Lastly, we verify the results against the expected Gibbs distribution:

samples = dict(
    (int("".join(map(str, reversed(s.state["be"].state))), 2), s.shots)
    for s in res.parsed_counts
)
measured_probs = np.array([v for k, v in sorted(samples.items())])
measured_probs = measured_probs / sum(measured_probs)
measured_probs

array([0.177, 0.248, 0.353, 0.222])

eigs = [2, 0, -2, 0]
expected_probs = [np.exp(-eig * BETA) for eig in eigs]
expected_probs /= sum(expected_probs)
expected_probs

array([0.16105159, 0.24026075, 0.35842691, 0.24026075])

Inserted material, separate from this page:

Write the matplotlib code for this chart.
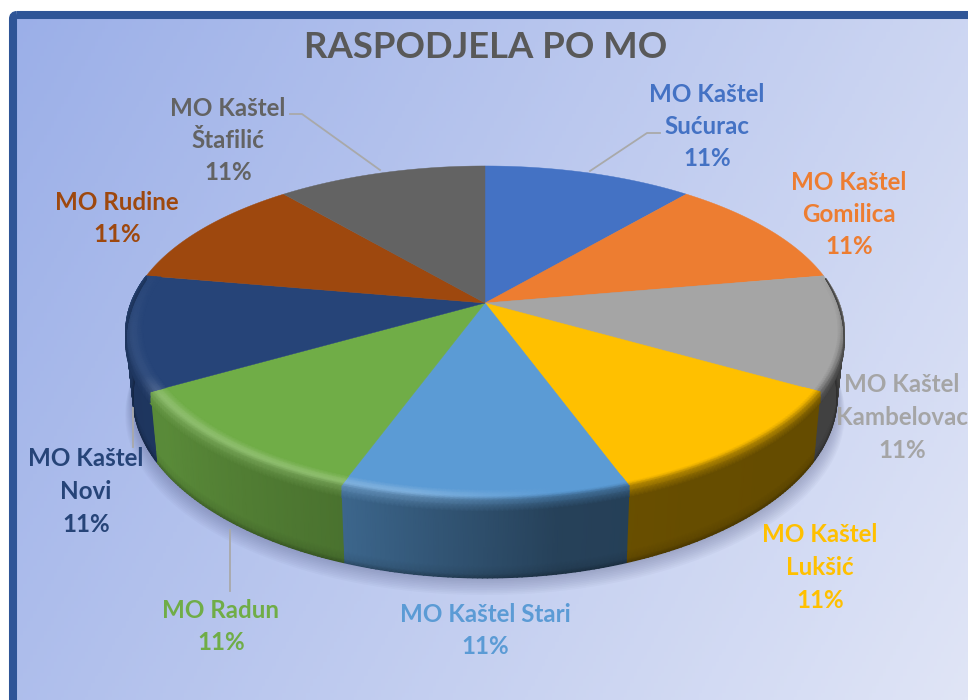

assert np.allclose(measured_probs, expected_probs, atol=0.1)

Notes:

Exact detailed balance: astonishingly, in a followup paper [10] the authors improved the algorithm to reach exact detailed balance instead of approximated, still with finite time hamiltonian simulation. They use Linbladian with a coherent term as well. The algorithm runtime then scales as $O\left( \beta \cdot t_{mix}(\beta) \right)$.
Block Encoding vs. Sampling Jumps: it is possible and equivalent to classicaly sample jump operator on each iteration of the algorithm, instead of block encoding all the jumps as we did in the implementation.
Coherent version: the paper also presents a purified version of the algorithm, that improves quadratically the run time.